The Bronzeville/Kenwood Mutual Aid network, which began organizing in response to the pandemic late in the spring, has supported the hub since August.
Upon meeting, Anderson and aid network members Justin Williams and Cosmos Ray brainstormed how to create a system for neighbors to give what they can and receive what they need.
So far, their collaboration has supported the Reciprocity Hub, which includes two Love Fridges where people can donate food for others to pick up.
The groups also hold a regular food and cleaning supply distribution, which is supported by mutual aid groups and community organizations across the city.
“There’s this connectivity that’s happening despite the distance of COVID … that’s really human and energetic,” Williams said. “Our access to resources is in abundance if we’re connecting ourselves more intentionally.”
The Sustainability Lab, an organization focused on climate and culture, teaches young Chicagoans how to look at their communities as places of “healing for the planet and healing for each other,” Anderson said.
With that mission, the organization’s partnership with the Bronzeville network was a natural one.
Focusing on truly mutual aid differentiates their community assistance model from straight charity, the organizers said.
Charity is organized “for people to show up to take things,” Anderson said. “Some expert somewhere is the source of what that should be and how they should get it.”
Reciprocity is instead “designing an opportunity for the community to give to each other,” she said.
Communities like Bronzeville “have been stripped of so much agency,” Ray said. Reciprocity also reminds locals they can band together and support the community — a lesson that won’t fade when the pandemic does.
In that spirit, the Bronzeville collaboration has received plenty of help as they work to supply their network.
Among the citywide contributors who have made the Bronzeville network’s efforts possible:
- The Grocery Run Club, an initiative that supplies fresh produce and home goods to underserved neighborhoods. The club has used donations to provide 140 boxes of produce and cleaning supplies for the Bronzeville network’s pop-up.
- The Love Fridge, which provided two refrigerators: one for general food storage, and the other for a “food pharmacy” offering healthy foods and alternative medicines like herbs, tinctures and roots.

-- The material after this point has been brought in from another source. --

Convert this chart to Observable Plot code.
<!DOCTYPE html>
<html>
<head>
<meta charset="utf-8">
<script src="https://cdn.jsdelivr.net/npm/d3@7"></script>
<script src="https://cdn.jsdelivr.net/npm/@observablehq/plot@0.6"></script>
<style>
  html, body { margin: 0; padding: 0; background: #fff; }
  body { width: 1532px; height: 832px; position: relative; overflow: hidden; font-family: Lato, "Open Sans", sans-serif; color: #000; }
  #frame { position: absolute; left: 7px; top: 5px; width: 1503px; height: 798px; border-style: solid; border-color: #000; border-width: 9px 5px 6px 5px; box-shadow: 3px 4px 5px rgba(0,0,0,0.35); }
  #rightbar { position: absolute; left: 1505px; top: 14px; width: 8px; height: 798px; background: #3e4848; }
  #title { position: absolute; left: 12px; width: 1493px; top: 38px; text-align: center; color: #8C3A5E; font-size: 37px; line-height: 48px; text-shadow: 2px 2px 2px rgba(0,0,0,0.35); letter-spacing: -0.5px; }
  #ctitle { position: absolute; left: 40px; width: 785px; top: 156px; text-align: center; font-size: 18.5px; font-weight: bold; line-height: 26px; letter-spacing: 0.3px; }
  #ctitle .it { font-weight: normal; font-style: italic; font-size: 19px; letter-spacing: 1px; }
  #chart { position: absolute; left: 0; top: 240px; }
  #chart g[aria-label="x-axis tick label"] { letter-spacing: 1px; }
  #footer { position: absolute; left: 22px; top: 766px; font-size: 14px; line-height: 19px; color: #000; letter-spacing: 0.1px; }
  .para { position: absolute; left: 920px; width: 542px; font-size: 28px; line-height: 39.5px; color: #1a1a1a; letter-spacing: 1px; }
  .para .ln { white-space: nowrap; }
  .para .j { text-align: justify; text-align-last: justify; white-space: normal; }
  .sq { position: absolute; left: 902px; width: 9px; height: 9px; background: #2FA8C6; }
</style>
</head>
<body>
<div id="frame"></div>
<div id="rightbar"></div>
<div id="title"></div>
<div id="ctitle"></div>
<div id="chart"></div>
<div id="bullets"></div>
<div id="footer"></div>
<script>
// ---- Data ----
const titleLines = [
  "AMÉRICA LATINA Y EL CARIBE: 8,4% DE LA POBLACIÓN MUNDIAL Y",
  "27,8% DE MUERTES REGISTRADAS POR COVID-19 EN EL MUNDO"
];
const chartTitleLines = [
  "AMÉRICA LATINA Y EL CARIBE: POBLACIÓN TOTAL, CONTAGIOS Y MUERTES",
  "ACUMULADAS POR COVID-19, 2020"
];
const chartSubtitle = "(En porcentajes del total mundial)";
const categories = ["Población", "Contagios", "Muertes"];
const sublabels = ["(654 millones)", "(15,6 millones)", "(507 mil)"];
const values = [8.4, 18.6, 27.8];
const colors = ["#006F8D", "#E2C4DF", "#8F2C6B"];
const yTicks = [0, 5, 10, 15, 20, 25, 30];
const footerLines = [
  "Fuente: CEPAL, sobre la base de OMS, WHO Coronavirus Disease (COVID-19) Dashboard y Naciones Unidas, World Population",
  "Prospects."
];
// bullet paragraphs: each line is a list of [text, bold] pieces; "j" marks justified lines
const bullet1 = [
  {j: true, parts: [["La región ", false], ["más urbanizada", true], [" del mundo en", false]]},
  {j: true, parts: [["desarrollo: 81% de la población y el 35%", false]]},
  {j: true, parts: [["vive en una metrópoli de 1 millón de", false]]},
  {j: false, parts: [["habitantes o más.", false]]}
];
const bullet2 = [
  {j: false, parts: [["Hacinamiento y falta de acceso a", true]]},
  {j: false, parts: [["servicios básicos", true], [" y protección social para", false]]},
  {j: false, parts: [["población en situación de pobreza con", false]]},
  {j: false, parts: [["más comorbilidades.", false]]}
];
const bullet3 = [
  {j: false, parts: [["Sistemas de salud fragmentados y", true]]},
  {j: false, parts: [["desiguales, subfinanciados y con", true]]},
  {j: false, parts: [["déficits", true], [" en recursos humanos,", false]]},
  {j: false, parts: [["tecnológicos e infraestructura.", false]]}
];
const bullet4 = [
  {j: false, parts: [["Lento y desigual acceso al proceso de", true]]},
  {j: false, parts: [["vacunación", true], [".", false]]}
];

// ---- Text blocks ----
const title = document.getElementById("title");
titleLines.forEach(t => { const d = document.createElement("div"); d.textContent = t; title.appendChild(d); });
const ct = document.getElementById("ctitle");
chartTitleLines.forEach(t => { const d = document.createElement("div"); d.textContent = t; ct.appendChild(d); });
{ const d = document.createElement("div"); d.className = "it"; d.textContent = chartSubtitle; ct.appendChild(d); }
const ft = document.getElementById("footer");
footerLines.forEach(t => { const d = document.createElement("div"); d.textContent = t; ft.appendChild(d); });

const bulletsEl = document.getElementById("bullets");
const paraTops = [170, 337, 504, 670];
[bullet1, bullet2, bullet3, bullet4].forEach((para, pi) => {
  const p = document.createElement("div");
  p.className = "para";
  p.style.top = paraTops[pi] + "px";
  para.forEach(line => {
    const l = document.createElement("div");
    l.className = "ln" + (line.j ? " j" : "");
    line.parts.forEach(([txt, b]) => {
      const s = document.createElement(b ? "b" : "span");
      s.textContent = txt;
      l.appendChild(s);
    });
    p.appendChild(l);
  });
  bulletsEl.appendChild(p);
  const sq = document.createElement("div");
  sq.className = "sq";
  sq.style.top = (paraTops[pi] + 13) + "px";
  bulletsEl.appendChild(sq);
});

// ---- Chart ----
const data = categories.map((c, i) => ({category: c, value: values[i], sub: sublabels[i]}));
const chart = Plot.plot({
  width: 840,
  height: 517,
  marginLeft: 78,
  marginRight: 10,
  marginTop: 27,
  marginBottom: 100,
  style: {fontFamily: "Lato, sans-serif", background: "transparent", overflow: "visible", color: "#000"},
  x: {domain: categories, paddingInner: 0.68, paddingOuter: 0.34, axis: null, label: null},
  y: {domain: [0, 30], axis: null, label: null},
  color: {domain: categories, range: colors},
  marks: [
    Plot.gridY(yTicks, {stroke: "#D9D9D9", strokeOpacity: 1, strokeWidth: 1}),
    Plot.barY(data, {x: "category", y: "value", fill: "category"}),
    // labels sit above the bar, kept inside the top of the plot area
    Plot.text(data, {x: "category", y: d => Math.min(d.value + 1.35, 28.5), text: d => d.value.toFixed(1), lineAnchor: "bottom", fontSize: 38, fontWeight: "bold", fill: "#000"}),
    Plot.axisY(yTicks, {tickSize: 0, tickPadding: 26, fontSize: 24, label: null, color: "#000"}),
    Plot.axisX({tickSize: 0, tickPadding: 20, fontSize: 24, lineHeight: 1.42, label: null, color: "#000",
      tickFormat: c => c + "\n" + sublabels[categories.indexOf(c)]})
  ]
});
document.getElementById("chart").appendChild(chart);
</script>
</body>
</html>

- Nichols Farm, a Marengo-based family farm that provides any food not sold at farmers markets to mutual aid networks.
- The Humboldt Park Solidarity Network, which created a multi-neighborhood fundraiser to support mutual aid efforts in Black and Latino communities.
- Logan Square Mutual Aid, which made weekly deliveries of USDA food boxes.

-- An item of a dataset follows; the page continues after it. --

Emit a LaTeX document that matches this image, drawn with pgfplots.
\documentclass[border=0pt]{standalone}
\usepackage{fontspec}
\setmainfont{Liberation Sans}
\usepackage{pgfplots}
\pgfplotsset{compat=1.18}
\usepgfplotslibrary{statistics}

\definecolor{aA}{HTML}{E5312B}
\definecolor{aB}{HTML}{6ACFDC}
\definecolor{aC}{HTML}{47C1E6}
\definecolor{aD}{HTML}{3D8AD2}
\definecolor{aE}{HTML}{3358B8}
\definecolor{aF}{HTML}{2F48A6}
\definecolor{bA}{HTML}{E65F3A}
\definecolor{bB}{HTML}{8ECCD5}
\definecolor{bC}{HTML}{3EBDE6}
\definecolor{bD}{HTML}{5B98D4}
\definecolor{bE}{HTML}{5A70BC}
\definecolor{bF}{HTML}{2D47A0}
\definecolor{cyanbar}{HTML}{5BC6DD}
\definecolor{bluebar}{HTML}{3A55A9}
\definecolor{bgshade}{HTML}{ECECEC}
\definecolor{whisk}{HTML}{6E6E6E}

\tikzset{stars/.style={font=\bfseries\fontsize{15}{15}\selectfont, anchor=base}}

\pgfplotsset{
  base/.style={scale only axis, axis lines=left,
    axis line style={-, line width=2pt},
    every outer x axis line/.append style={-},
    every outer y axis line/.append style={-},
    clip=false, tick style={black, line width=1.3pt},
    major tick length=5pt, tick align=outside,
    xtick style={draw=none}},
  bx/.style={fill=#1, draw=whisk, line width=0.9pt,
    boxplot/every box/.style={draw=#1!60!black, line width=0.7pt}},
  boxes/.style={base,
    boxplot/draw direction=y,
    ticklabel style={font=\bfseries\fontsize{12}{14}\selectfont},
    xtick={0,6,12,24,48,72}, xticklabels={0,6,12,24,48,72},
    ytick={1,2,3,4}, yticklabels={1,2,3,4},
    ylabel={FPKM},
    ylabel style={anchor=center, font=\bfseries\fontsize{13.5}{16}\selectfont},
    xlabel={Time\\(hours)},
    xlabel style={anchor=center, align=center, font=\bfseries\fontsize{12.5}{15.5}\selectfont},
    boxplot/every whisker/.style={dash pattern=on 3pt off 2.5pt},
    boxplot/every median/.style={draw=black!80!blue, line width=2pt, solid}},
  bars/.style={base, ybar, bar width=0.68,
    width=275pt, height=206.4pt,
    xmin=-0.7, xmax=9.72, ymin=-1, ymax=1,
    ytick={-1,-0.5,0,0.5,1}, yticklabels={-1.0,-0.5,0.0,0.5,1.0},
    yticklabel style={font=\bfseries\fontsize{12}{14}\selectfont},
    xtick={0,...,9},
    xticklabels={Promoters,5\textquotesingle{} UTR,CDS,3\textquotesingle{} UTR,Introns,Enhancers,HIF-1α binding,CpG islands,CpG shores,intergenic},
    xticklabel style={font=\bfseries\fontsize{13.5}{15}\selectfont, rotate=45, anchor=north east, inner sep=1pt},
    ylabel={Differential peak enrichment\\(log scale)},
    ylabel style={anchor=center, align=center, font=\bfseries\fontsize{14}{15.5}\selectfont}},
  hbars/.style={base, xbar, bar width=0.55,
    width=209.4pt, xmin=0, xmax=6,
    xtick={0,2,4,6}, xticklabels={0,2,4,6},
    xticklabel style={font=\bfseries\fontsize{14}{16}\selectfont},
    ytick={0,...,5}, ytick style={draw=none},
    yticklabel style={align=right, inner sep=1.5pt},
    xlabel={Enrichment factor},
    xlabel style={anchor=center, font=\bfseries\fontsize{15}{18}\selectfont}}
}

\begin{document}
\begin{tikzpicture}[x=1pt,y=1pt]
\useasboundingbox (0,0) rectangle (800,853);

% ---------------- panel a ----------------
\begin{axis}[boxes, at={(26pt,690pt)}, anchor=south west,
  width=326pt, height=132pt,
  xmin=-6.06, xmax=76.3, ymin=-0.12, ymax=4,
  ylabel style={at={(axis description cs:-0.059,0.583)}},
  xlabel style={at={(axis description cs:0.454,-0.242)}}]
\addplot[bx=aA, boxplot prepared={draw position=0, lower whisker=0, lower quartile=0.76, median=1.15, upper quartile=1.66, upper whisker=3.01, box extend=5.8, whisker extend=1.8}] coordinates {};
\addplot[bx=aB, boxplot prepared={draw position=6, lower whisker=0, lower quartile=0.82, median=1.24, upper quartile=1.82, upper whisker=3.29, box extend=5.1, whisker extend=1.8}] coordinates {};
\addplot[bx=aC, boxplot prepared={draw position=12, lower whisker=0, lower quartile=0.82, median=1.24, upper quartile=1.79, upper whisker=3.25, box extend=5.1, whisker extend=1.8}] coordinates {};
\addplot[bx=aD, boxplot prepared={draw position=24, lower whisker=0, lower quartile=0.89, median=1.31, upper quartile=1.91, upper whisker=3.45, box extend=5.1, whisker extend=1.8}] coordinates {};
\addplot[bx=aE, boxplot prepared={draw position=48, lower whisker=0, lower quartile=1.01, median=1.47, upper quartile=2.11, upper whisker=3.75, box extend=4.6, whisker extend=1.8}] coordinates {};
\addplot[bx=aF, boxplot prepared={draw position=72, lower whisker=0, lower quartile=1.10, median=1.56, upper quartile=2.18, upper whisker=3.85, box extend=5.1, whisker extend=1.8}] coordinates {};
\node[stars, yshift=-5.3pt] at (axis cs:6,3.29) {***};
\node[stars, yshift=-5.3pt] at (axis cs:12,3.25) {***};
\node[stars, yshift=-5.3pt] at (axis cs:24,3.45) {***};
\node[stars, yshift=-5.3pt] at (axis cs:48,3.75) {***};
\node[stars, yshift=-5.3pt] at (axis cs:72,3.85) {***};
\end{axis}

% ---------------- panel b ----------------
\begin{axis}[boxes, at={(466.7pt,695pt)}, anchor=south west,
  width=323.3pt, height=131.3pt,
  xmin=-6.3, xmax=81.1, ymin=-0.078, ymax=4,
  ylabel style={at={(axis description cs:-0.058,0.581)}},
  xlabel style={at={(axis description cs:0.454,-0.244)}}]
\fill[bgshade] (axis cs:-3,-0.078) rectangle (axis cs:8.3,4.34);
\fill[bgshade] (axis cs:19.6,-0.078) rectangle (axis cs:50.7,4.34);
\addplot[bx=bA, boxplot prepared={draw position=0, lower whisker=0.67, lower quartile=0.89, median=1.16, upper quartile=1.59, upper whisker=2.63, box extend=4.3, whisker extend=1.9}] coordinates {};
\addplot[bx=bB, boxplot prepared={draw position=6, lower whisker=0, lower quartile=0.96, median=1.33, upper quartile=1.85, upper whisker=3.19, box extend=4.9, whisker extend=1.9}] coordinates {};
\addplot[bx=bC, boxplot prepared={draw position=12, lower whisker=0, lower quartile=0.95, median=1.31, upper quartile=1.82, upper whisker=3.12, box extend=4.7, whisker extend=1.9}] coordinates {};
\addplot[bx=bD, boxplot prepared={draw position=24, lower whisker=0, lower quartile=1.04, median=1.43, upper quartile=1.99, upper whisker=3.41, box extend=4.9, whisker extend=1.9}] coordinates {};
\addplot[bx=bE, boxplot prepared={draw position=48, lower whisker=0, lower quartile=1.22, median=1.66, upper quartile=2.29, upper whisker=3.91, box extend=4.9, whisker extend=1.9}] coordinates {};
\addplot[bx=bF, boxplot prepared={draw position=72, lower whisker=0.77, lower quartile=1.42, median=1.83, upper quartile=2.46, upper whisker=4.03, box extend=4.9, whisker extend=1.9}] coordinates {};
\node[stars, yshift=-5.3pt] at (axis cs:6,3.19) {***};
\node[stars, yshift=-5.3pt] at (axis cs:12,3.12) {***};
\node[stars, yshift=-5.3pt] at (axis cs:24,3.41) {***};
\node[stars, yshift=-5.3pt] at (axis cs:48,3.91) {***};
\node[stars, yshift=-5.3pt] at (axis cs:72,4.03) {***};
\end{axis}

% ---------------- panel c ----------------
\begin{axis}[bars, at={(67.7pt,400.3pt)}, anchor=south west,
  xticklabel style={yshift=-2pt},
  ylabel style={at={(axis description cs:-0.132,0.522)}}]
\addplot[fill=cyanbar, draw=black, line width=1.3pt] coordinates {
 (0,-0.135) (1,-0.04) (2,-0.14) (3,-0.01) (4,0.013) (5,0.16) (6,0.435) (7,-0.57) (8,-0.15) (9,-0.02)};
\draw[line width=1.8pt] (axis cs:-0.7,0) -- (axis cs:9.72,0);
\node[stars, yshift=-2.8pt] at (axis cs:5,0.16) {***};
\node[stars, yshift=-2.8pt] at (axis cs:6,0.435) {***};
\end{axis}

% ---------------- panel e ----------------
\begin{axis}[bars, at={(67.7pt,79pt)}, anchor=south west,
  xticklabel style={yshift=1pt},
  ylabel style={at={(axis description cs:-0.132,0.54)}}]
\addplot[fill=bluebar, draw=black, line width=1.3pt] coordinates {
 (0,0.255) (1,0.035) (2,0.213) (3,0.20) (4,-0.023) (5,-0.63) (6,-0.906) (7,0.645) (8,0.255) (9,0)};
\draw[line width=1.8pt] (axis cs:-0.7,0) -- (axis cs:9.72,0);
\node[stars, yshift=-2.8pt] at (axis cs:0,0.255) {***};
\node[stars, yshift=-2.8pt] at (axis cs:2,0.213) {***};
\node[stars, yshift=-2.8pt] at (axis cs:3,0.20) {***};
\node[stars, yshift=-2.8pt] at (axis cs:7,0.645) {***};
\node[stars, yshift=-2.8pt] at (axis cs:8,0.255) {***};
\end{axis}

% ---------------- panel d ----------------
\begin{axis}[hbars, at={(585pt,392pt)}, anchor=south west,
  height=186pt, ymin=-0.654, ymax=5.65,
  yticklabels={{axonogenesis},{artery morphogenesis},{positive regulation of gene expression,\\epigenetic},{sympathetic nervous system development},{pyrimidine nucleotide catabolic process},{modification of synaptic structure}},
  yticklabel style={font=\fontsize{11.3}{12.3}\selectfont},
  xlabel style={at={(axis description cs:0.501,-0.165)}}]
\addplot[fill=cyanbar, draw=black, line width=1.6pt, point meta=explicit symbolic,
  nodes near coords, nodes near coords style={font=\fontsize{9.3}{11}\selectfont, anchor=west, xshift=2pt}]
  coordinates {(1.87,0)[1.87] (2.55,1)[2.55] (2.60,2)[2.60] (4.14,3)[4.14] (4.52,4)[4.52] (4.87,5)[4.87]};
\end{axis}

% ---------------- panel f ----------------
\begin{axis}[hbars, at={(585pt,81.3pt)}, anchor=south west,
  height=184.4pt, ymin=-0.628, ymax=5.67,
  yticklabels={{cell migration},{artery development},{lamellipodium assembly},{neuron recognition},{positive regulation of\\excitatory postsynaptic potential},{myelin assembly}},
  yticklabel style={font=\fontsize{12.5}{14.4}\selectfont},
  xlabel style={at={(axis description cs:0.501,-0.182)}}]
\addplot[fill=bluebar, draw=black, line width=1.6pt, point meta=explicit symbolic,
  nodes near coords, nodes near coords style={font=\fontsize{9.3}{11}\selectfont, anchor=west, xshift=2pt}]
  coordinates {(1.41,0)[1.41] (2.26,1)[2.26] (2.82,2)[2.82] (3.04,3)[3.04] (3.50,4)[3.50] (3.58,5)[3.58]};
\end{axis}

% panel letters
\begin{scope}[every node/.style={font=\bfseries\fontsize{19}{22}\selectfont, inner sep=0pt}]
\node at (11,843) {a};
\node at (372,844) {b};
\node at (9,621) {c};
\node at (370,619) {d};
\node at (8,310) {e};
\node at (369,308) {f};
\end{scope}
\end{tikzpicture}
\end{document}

- The Ravenswood/Lincoln Square, Hyde Park, Far South Side and Boxville mutual aid networks, as well as the Samuel Dewitt Proctor Conference and the South Side Food Distribution Network.

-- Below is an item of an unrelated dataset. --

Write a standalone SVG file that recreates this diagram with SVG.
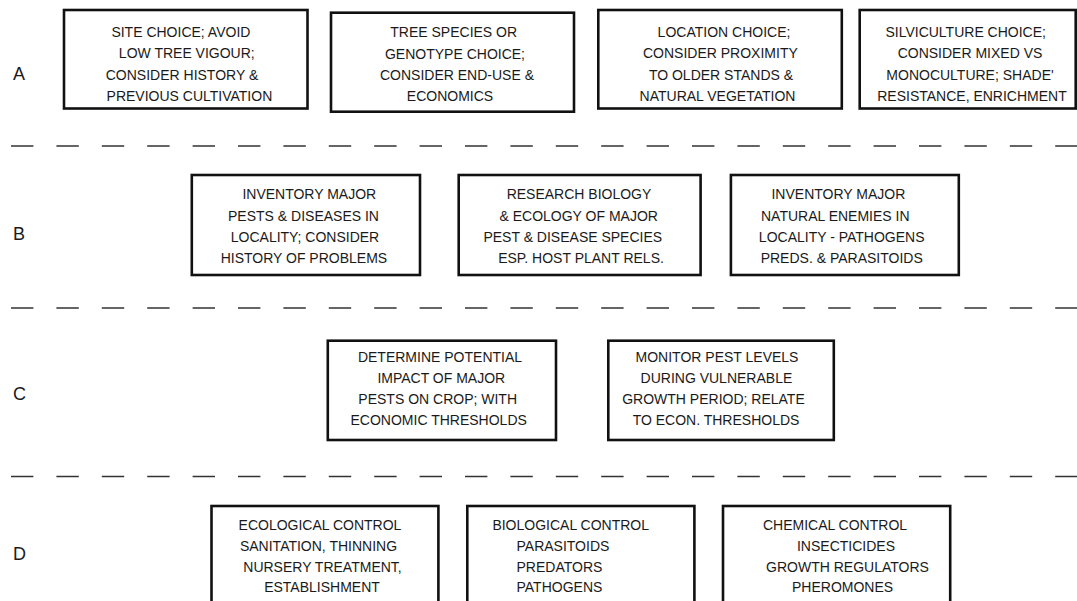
<svg xmlns="http://www.w3.org/2000/svg" width="1077" height="601" viewBox="0 0 1077 601">
<style>
.bg{fill:#fff}
.box{fill:#fff;stroke:#111;stroke-width:2.6}
.t{font-family:"Liberation Sans",Arial,sans-serif;font-size:14px;fill:#1a1a1a;text-anchor:middle}
.ts{font-family:"Liberation Sans",Arial,sans-serif;font-size:14px;fill:#1a1a1a;text-anchor:start}
.lab{font-family:"Liberation Sans",Arial,sans-serif;font-size:18px;fill:#1a1a1a}
.dash{stroke:#333;stroke-width:1.6;stroke-dasharray:22.4 23;fill:none}
</style>
<rect class="bg" x="0" y="0" width="1077" height="601"/>
<g id="row-labels">
<text class="lab" x="13" y="79.5">A</text>
<text class="lab" x="13" y="239.5">B</text>
<text class="lab" x="13" y="399.5">C</text>
<text class="lab" x="13" y="559.5">D</text>
</g>
<g id="connectors">
<line class="dash" x1="11" y1="146" x2="1077" y2="146"/>
<line class="dash" x1="11" y1="308" x2="1077" y2="308"/>
<line class="dash" x1="11" y1="476.5" x2="1077" y2="476.5"/>
</g>
<g id="A1">
<rect class="box" x="64" y="10" width="243.5" height="98.5"/>
<text class="t" x="180.9" y="36.7">SITE CHOICE; AVOID</text>
<text class="t" x="186.8" y="58.3">LOW TREE VIGOUR;</text>
<text class="t" x="182" y="80">CONSIDER HISTORY &amp;</text>
<text class="t" x="189.4" y="100.7">PREVIOUS CULTIVATION</text>
</g>
<g id="A2">
<rect class="box" x="331" y="12.7" width="243" height="99"/>
<text class="t" x="453.7" y="37">TREE SPECIES OR</text>
<text class="t" x="455" y="58.5">GENOTYPE CHOICE;</text>
<text class="t" x="457" y="80">CONSIDER END-USE &amp;</text>
<text class="t" x="450" y="100.7">ECONOMICS</text>
</g>
<g id="A3">
<rect class="box" x="598.3" y="10" width="243.5" height="98.5"/>
<text class="t" x="724" y="37">LOCATION CHOICE;</text>
<text class="t" x="720.4" y="58">CONSIDER PROXIMITY</text>
<text class="t" x="721" y="79.5">TO OLDER STANDS &amp;</text>
<text class="t" x="717.5" y="100.5">NATURAL VEGETATION</text>
</g>
<g id="A4">
<rect class="box" x="859.7" y="10" width="216" height="98.5"/>
<text class="t" x="965.7" y="37">SILVICULTURE CHOICE;</text>
<text class="t" x="970" y="58">CONSIDER MIXED VS</text>
<text class="t" x="970" y="79.5">MONOCULTURE; SHADE'</text>
<text class="t" x="972" y="100.5">RESISTANCE, ENRICHMENT</text>
</g>
<g id="B1">
<rect class="box" x="191.8" y="175" width="228.2" height="100"/>
<text class="t" x="309.3" y="199.3">INVENTORY MAJOR</text>
<text class="t" x="303.5" y="220.7">PESTS &amp; DISEASES IN</text>
<text class="t" x="305" y="242.3">LOCALITY; CONSIDER</text>
<text class="t" x="303.9" y="262.7">HISTORY OF PROBLEMS</text>
</g>
<g id="B2">
<rect class="box" x="458.7" y="175" width="241.9" height="100"/>
<text class="t" x="579" y="199.3">RESEARCH BIOLOGY</text>
<text class="t" x="578.7" y="220.7">&amp; ECOLOGY OF MAJOR</text>
<text class="t" x="572.8" y="242.3">PEST &amp; DISEASE SPECIES</text>
<text class="t" x="581" y="262.7">ESP. HOST PLANT RELS.</text>
</g>
<g id="B3">
<rect class="box" x="730.9" y="175" width="227.9" height="100"/>
<text class="t" x="838.4" y="199.3">INVENTORY MAJOR</text>
<text class="t" x="835.3" y="220.7">NATURAL ENEMIES IN</text>
<text class="t" x="841.7" y="242.3">LOCALITY - PATHOGENS</text>
<text class="t" x="841.7" y="262.7">PREDS. &amp; PARASITOIDS</text>
</g>
<g id="C1">
<rect class="box" x="327.8" y="340.7" width="228.2" height="99.3"/>
<text class="t" x="440" y="362">DETERMINE POTENTIAL</text>
<text class="t" x="441.3" y="383.3">IMPACT OF MAJOR</text>
<text class="t" x="437.7" y="404">PESTS ON CROP; WITH</text>
<text class="t" x="438.7" y="425">ECONOMIC THRESHOLDS</text>
</g>
<g id="C2">
<rect class="box" x="608.3" y="340.7" width="225.5" height="99.3"/>
<text class="t" x="717" y="362">MONITOR PEST LEVELS</text>
<text class="t" x="716.4" y="383.3">DURING VULNERABLE</text>
<text class="t" x="713.5" y="404">GROWTH PERIOD; RELATE</text>
<text class="t" x="716" y="425">TO ECON. THRESHOLDS</text>
</g>
<g id="D1">
<rect class="box" x="211.5" y="506" width="226.9" height="110"/>
<text class="t" x="320" y="530">ECOLOGICAL CONTROL</text>
<text class="t" x="318.5" y="551">SANITATION, THINNING</text>
<text class="t" x="322.5" y="571.5">NURSERY TREATMENT,</text>
<text class="t" x="322" y="592">ESTABLISHMENT</text>
</g>
<g id="D2">
<rect class="box" x="467.3" y="506" width="227.1" height="110"/>
<text class="ts" x="492.4" y="530">BIOLOGICAL CONTROL</text>
<text class="ts" x="516.5" y="551">PARASITOIDS</text>
<text class="ts" x="516.5" y="571.5">PREDATORS</text>
<text class="ts" x="516.5" y="592">PATHOGENS</text>
</g>
<g id="D3">
<rect class="box" x="723" y="506" width="227.2" height="110"/>
<text class="t" x="835" y="530">CHEMICAL CONTROL</text>
<text class="t" x="846" y="551">INSECTICIDES</text>
<text class="t" x="847.5" y="571.5">GROWTH REGULATORS</text>
<text class="t" x="842.6" y="592">PHEROMONES</text>
</g>
</svg>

“It’s a tale of two cities — you see the North Side mutual aid hubs with more resources,” Ray said. “But they’re intentional about redistributing money and actual goods and resources to the South and West sides.”
The “whole Chicago mutual aid network has really mobilized” to support the effort and overcome the city’s disparities, Ray said.
He praised the “creativity and adaptability” of mutual aid volunteers and donors across the city for honoring that principle.
The pop-up distributions will run through at least October, providing free groceries, cleaning supplies and hygiene products. The distributions are 1–4 p.m. Fridays at Sacred Keepers, 4445 S. King Drive on the second floor.
The Reciprocity Hub is open noon–4 p.m. Thursdays and Fridays at the same location.